# [Challenge]
Will you repeat only the lines from the one with "Output the Python" through the one with "linewidth=1.9, ax=ax, zorder=3)", both included, leaving every picture out?

# [Raw data]
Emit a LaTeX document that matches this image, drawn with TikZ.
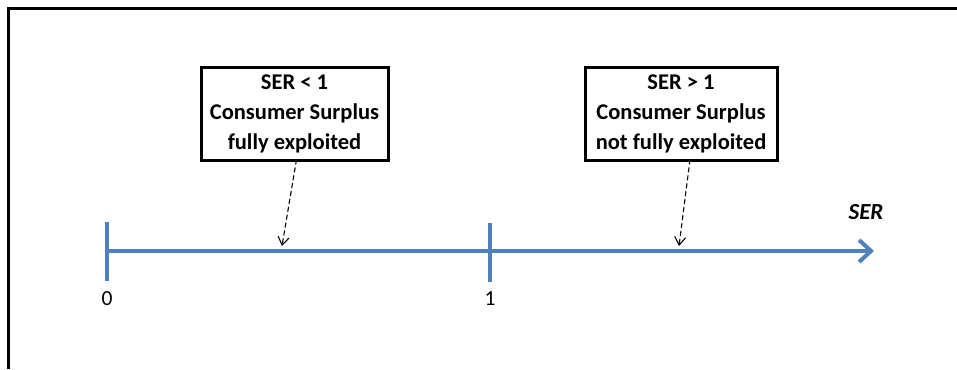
\documentclass[tikz,border=0pt]{standalone}
\usepackage{fontspec}
\setmainfont{Carlito}
\usetikzlibrary{arrows.meta}
\definecolor{axisblue}{HTML}{4F81BD}
\begin{document}
\begin{tikzpicture}[x=1pt,y=-1pt,
  infobox/.style={draw=black,line width=3pt,inner sep=0pt,align=center,
    font=\fontsize{22.5}{30}\selectfont\bfseries,minimum height=93pt},
  axisline/.style={draw=axisblue,line width=4pt},
  ticklabel/.style={font=\fontsize{21.5}{25}\selectfont,inner sep=0pt},
  pointer/.style={draw=black,line width=1.1pt,dash pattern=on 5pt off 3pt,
    -{Straight Barb[length=8pt,width=11pt,line width=1.1pt]}}]
\useasboundingbox (0,0) rectangle (957,369);
% frame
\draw[line width=3pt] (8.5,369) -- (8.5,8.5) -- (957,8.5);
% axis
\coordinate (a0) at (107,251);
\coordinate (a1) at (490,251);
\coordinate (aend) at (874,251);
\coordinate (t0top) at (107,222);
\coordinate (t0bot) at (107,281);
\coordinate (t1top) at (490,223);
\coordinate (t1bot) at (490,282);
\draw[axisline,-{Straight Barb[length=12pt,width=22pt,line width=4pt]}] (a0) -- (aend);
\draw[axisline] (t0top) -- (t0bot);
\draw[axisline] (t1top) -- (t1bot);
\node[ticklabel] (l0) at (107,299) {0};
\node[ticklabel] (l1) at (490,299) {1};
\node[ticklabel,font=\fontsize{23}{25}\selectfont\bfseries\itshape] (ser) at (866,212) {SER};
% boxes
\node[infobox,minimum width=187pt] (b1) at (294.5,113.5) {SER < 1\\Consumer Surplus\\fully exploited};
\node[infobox,minimum width=192pt] (b2) at (681,113.5) {SER > 1\\Consumer Surplus\\not fully exploited};
\coordinate (p1) at (282,246);
\coordinate (p2) at (679,246);
\draw[pointer] ([xshift=2pt,yshift=2pt]b1.south) -- (p1);
\draw[pointer] ([xshift=9pt,yshift=2pt]b2.south) -- (p2);
\end{tikzpicture}
\end{document}
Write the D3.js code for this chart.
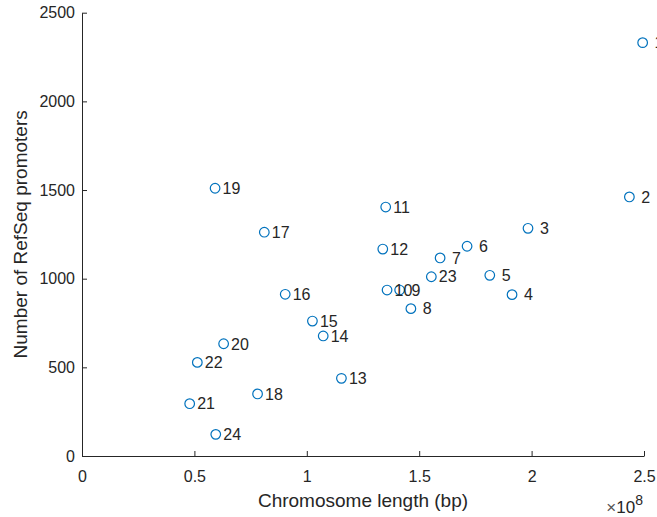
<!DOCTYPE html>
<html>
<head>
<script src="https://d3js.org/d3.v7.min.js"></script>
<style>
  body { margin: 0; background: #fff; }
  text { font-family: "Liberation Sans", Arial, sans-serif; fill: #262626; }
  circle { fill: none; stroke: #0072BD; stroke-width: 1.2; }
</style>
</head>
<body>
<svg width="657" height="517"></svg>
<script>
// chromosome numbers, lengths (bp) and promoter counts
var chromosomes = [1, 2, 3, 4, 5, 6, 7, 8, 9, 10, 11, 12, 13, 14, 15, 16, 17, 18, 19, 20, 21, 22, 23, 24];
var lengths = [249.4e6, 243.5e6, 198.4e6, 191.3e6, 181.4e6, 171.3e6, 159.3e6, 146.3e6, 141.3e6, 135.7e6,
               135.1e6, 133.8e6, 115.4e6, 107.3e6, 102.5e6, 90.4e6, 81.1e6, 78.1e6, 59.2e6, 63.0e6,
               47.9e6, 51.3e6, 155.4e6, 59.5e6];
var promoters = [2331, 1461, 1284, 910, 1019, 1183, 1117, 831, 936, 936,
                 1404, 1167, 438, 677, 761, 912, 1262, 350, 1510, 633,
                 295, 528, 1011, 122];
var xTicks = [0, 0.5e8, 1e8, 1.5e8, 2e8, 2.5e8];
var yTicks = [0, 500, 1000, 1500, 2000, 2500];

var svg = d3.select('svg');
var plotLeft = 82, plotRight = 644, plotTop = 12.7, plotBottom = 456;

var x = d3.scaleLinear().domain([0, 2.5e8]).range([plotLeft, plotRight]);
var y = d3.scaleLinear().domain([0, 2500]).range([plotBottom, plotTop]);

var xAxis = d3.axisBottom(x)
	.tickValues(xTicks)
	.tickSizeInner(-5)
	.tickSizeOuter(0)
	.tickPadding(15)
	.tickFormat(function(d) { return d / 1e8; });

var yAxis = d3.axisLeft(y)
	.tickValues(yTicks)
	.tickSizeInner(-5)
	.tickSizeOuter(0)
	.tickPadding(7)
	.tickFormat(d3.format('d'));

var gx = svg.append('g')
	.attr('transform', 'translate(0,' + plotBottom + ')')
	.call(xAxis);
var gy = svg.append('g')
	.attr('transform', 'translate(' + plotLeft + ',0)')
	.call(yAxis);

[gx, gy].forEach(function(g) {
	g.selectAll('path, line').attr('stroke', '#262626');
	g.selectAll('text')
		.style('font-family', '"Liberation Sans", Arial, sans-serif')
		.style('font-size', '16px')
		.attr('fill', '#262626');
});

svg.selectAll('circle')
	.data(chromosomes)
	.enter()
	.append('circle')
	.attr('r', 4.8)
	.attr('cx', function(d, i) { return x(lengths[i]); })
	.attr('cy', function(d, i) { return y(promoters[i]); });

// single digit labels carry a leading blank in the original
svg.selectAll('text.lab')
	.data(chromosomes)
	.enter()
	.append('text')
	.attr('class', 'lab')
	.attr('x', function(d, i) { return x(lengths[i]) + 7.5 + (d < 10 ? 4.4 : 0); })
	.attr('y', function(d, i) { return y(promoters[i]); })
	.attr('dy', '0.36em')
	.style('font-size', '16px')
	.text(function(d) { return d; });

// axis titles
svg.append('text')
	.attr('x', (plotLeft + plotRight) / 2)
	.attr('y', 507)
	.attr('text-anchor', 'middle')
	.style('font-size', '19px')
	.text('Chromosome length (bp)');

svg.append('text')
	.attr('transform', 'translate(27,' + ((plotTop + plotBottom) / 2) + ') rotate(-90)')
	.attr('text-anchor', 'middle')
	.style('font-size', '19px')
	.text('Number of RefSeq promoters');

var expo = svg.append('text')
	.attr('x', 643)
	.attr('y', 513)
	.attr('text-anchor', 'end')
	.style('font-size', '17px');
expo.append('tspan').style('fill', '#555').text('\u00d7');
expo.append('tspan').text('10');
expo.append('tspan').attr('dy', -8).style('font-size', '14px').text('8');
</script>
</body>
</html>
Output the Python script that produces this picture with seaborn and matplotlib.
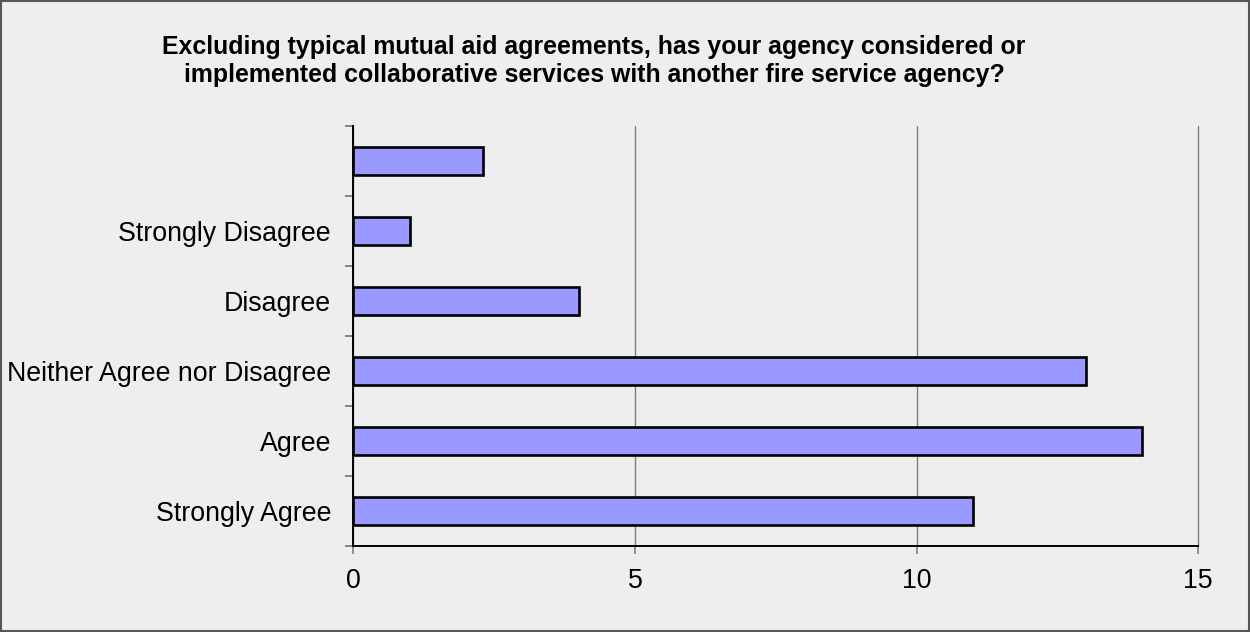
import matplotlib
matplotlib.use("Agg")
import matplotlib.pyplot as plt
import seaborn as sns
import pandas as pd
from matplotlib.patches import Rectangle

# Survey responses (top to bottom)
categories = ["", "Strongly Disagree", "Disagree", "Neither Agree nor Disagree", "Agree", "Strongly Agree"]
counts = [2.3, 1, 4, 13, 14, 11]
x_ticks = [0, 5, 10, 15]
title_text = ("Excluding typical mutual aid agreements, has your agency considered or\n"
              "implemented collaborative services with another fire service agency?")

sns.set_theme(style="white")
plt.rcParams['font.family'] = ['Liberation Sans', 'DejaVu Sans']

bg = "#eeeeee"
fig = plt.figure(figsize=(12.5, 6.32), dpi=100, facecolor=bg)
ax = fig.add_axes([353.3 / 1250, 1 - 546 / 632, (1198.3 - 353.3) / 1250, (546 - 126) / 632])
ax.set_facecolor(bg)

df = pd.DataFrame({"category": categories, "count": counts})
sns.barplot(data=df, x="count", y="category", orient="h", order=categories,
            color="#9999ff", saturation=1, width=0.4,
            edgecolor="black", linewidth=1.9, ax=ax, zorder=3)

ax.set_xlim(0, 15)
ax.set_ylim(5.5, -0.5)
ax.set_xlabel("")
ax.set_ylabel("")

# vertical gridlines
ax.set_xticks(x_ticks)
ax.set_xticklabels([str(t) for t in x_ticks])
ax.xaxis.grid(True, color="#808080", linewidth=1.0, zorder=0)
ax.yaxis.grid(False)
ax.set_axisbelow(True)
for gl in ax.get_xgridlines():
    gl.set_clip_on(False)

# category labels at centres, tick marks at band boundaries
ax.set_yticks(range(len(categories)))
ax.set_yticklabels(categories)
ax.set_yticks([i - 0.5 for i in range(len(categories) + 1)], minor=True)
ax.tick_params(axis="y", which="major", length=0, pad=16, labelsize=19.3, labelcolor="black")
ax.tick_params(axis="y", which="minor", left=True, length=6, width=1.2, color="#707070")
ax.tick_params(axis="x", which="major", bottom=True, length=6, width=1.2, color="#808080",
               pad=10, labelsize=19.3, labelcolor="black")

for side in ("top", "right"):
    ax.spines[side].set_visible(False)
for side in ("left", "bottom"):
    ax.spines[side].set_color("black")
    ax.spines[side].set_linewidth(1.4)
    ax.spines[side].set_zorder(4)

fig.text(594 / 1250, 1 - 61 / 632, title_text, ha="center", va="center",
         fontsize=17.9, fontweight="bold", linespacing=1.2, color="black",
         family=['Liberation Sans Narrow', 'Liberation Sans', 'DejaVu Sans'])

# outer frame
fig.patches.append(Rectangle((0.001, 0.002), 0.998, 0.996, transform=fig.transFigure,
                             fill=False, edgecolor="#555555", linewidth=1.5))

fig.savefig("out.png", dpi=100, facecolor=bg)
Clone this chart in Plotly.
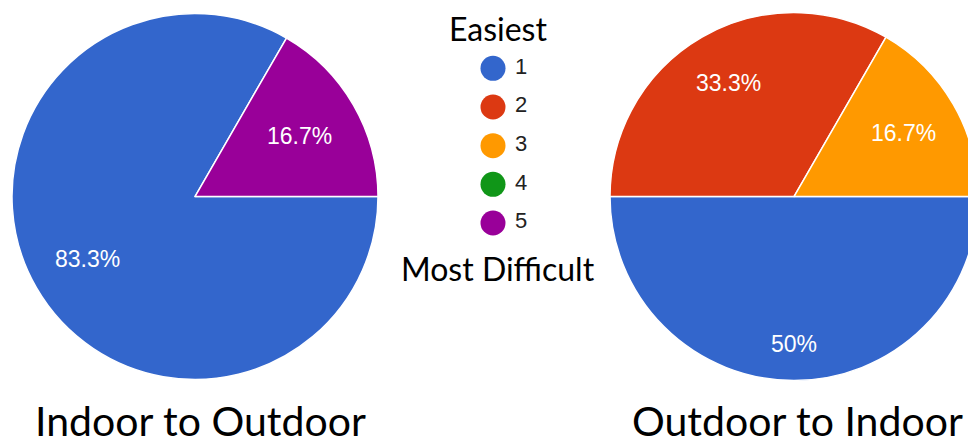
import math
import plotly.graph_objects as go

# Answer scale, from easiest (1) to most difficult (5)
levels = ["1", "2", "3", "4", "5"]
level_colors = ["#3366cc", "#dc3912", "#ff9900", "#109618", "#990099"]

# Number of responses per level for each transition
chart_titles = ["Indoor to Outdoor", "Outdoor to Indoor"]
indoor_to_outdoor = [5, 0, 0, 0, 1]
outdoor_to_indoor = [3, 2, 1, 0, 0]

# Radial placement of the percentage text, as a fraction of the pie radius
label_radius = [
    [0.68, 0.7, 0.7, 0.7, 0.66],
    [0.80, 0.71, 0.69, 0.7, 0.7],
]

W, H = 980, 447
# Pie boxes in pixels: (left, right, top, bottom)
pie_boxes = [(12, 378, 12.5, 380.5), (610, 978, 12.5, 380.5)]
title_centers = [200, 797]

LABEL_FONT = "Arial, 'Liberation Sans', sans-serif"
TITLE_FONT = "Lato, 'Open Sans', sans-serif"


def fmt_pct(v, total):
    s = f"{v / total * 100:.1f}".rstrip("0").rstrip(".")
    return s + "%"


fig = go.Figure()
annotations = []

for k, (title, counts) in enumerate(zip(chart_titles, [indoor_to_outdoor, outdoor_to_indoor])):
    x0, x1, y0, y1 = pie_boxes[k]
    keep = [i for i, v in enumerate(counts) if v > 0]
    fig.add_trace(go.Pie(
        labels=[levels[i] for i in keep],
        values=[counts[i] for i in keep],
        marker=dict(colors=[level_colors[i] for i in keep],
                    line=dict(color="white", width=1.5)),
        sort=False,
        direction="clockwise",
        rotation=90,
        textinfo="none",
        hoverinfo="label+value+percent",
        showlegend=False,
        domain=dict(x=[x0 / W, x1 / W], y=[1 - y1 / H, 1 - y0 / H]),
    ))

    # percentage labels at the middle angle of each slice
    cx, cy = (x0 + x1) / 2, (y0 + y1) / 2
    r = min(x1 - x0, y1 - y0) / 2
    total = sum(counts)
    cum = 0
    for i in keep:
        v = counts[i]
        mid = math.radians(-(cum + v / 2) / total * 360)
        cum += v
        d = label_radius[k][i] * r
        px = cx + d * math.cos(mid)
        py = cy - d * math.sin(mid)
        annotations.append(dict(
            x=px / W, y=1 - py / H, xref="paper", yref="paper",
            text=fmt_pct(v, total), showarrow=False,
            font=dict(family=LABEL_FONT, size=23, color="white"),
            xanchor="center", yanchor="middle",
        ))

    annotations.append(dict(
        x=title_centers[k] / W, y=1 - 420 / H, xref="paper", yref="paper",
        text=title, showarrow=False,
        font=dict(family=TITLE_FONT, size=41, color="#000000"),
        xanchor="center", yanchor="middle",
    ))

# Shared legend in the middle: coloured dots with the level numbers
fig.add_trace(go.Scatter(
    x=[493] * len(levels), y=levels, mode="markers",
    marker=dict(size=25, color=level_colors, line=dict(width=0)),
    hoverinfo="skip", showlegend=False,
    xaxis="x", yaxis="y",
))
fig.add_trace(go.Scatter(
    x=[515] * len(levels), y=levels, mode="text", text=levels,
    textposition="middle right",
    textfont=dict(family=LABEL_FONT, size=22, color="#222222"),
    hoverinfo="skip", showlegend=False,
    xaxis="x", yaxis="y",
))

annotations.append(dict(
    x=497.5 / W, y=1 - 29 / H, xref="paper", yref="paper",
    text="Easiest", showarrow=False,
    font=dict(family=TITLE_FONT, size=32, color="#000000"),
    xanchor="center", yanchor="middle",
))
annotations.append(dict(
    x=497.5 / W, y=1 - 268 / H, xref="paper", yref="paper",
    text="Most Difficult", showarrow=False,
    font=dict(family=TITLE_FONT, size=32, color="#000000"),
    xanchor="center", yanchor="middle",
))

fig.update_layout(
    width=W, height=H,
    margin=dict(l=0, r=0, t=0, b=0),
    paper_bgcolor="white", plot_bgcolor="rgba(0,0,0,0)",
    xaxis=dict(domain=[440 / W, 560 / W], range=[440, 560], visible=False, fixedrange=True),
    yaxis=dict(domain=[1 - 242.35 / H, 1 - 48.95 / H], range=[4.5, -0.5],
               type="category", visible=False, fixedrange=True),
    annotations=annotations,
    showlegend=False,
)

fig.write_html(
    "out.html",
    config={"displayModeBar": False},
    post_script="document.body.style.margin='0';document.body.style.overflow='hidden';",
)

# [Solved exercise]
Output the Python script that produces this picture with seaborn and matplotlib.
import matplotlib
matplotlib.use("Agg")
import matplotlib.pyplot as plt
import seaborn as sns
import pandas as pd
from matplotlib.patches import Rectangle

# Survey responses (top to bottom)
categories = ["", "Strongly Disagree", "Disagree", "Neither Agree nor Disagree", "Agree", "Strongly Agree"]
counts = [2.3, 1, 4, 13, 14, 11]
x_ticks = [0, 5, 10, 15]
title_text = ("Excluding typical mutual aid agreements, has your agency considered or\n"
              "implemented collaborative services with another fire service agency?")

sns.set_theme(style="white")
plt.rcParams['font.family'] = ['Liberation Sans', 'DejaVu Sans']

bg = "#eeeeee"
fig = plt.figure(figsize=(12.5, 6.32), dpi=100, facecolor=bg)
ax = fig.add_axes([353.3 / 1250, 1 - 546 / 632, (1198.3 - 353.3) / 1250, (546 - 126) / 632])
ax.set_facecolor(bg)

df = pd.DataFrame({"category": categories, "count": counts})
sns.barplot(data=df, x="count", y="category", orient="h", order=categories,
            color="#9999ff", saturation=1, width=0.4,
            edgecolor="black", linewidth=1.9, ax=ax, zorder=3)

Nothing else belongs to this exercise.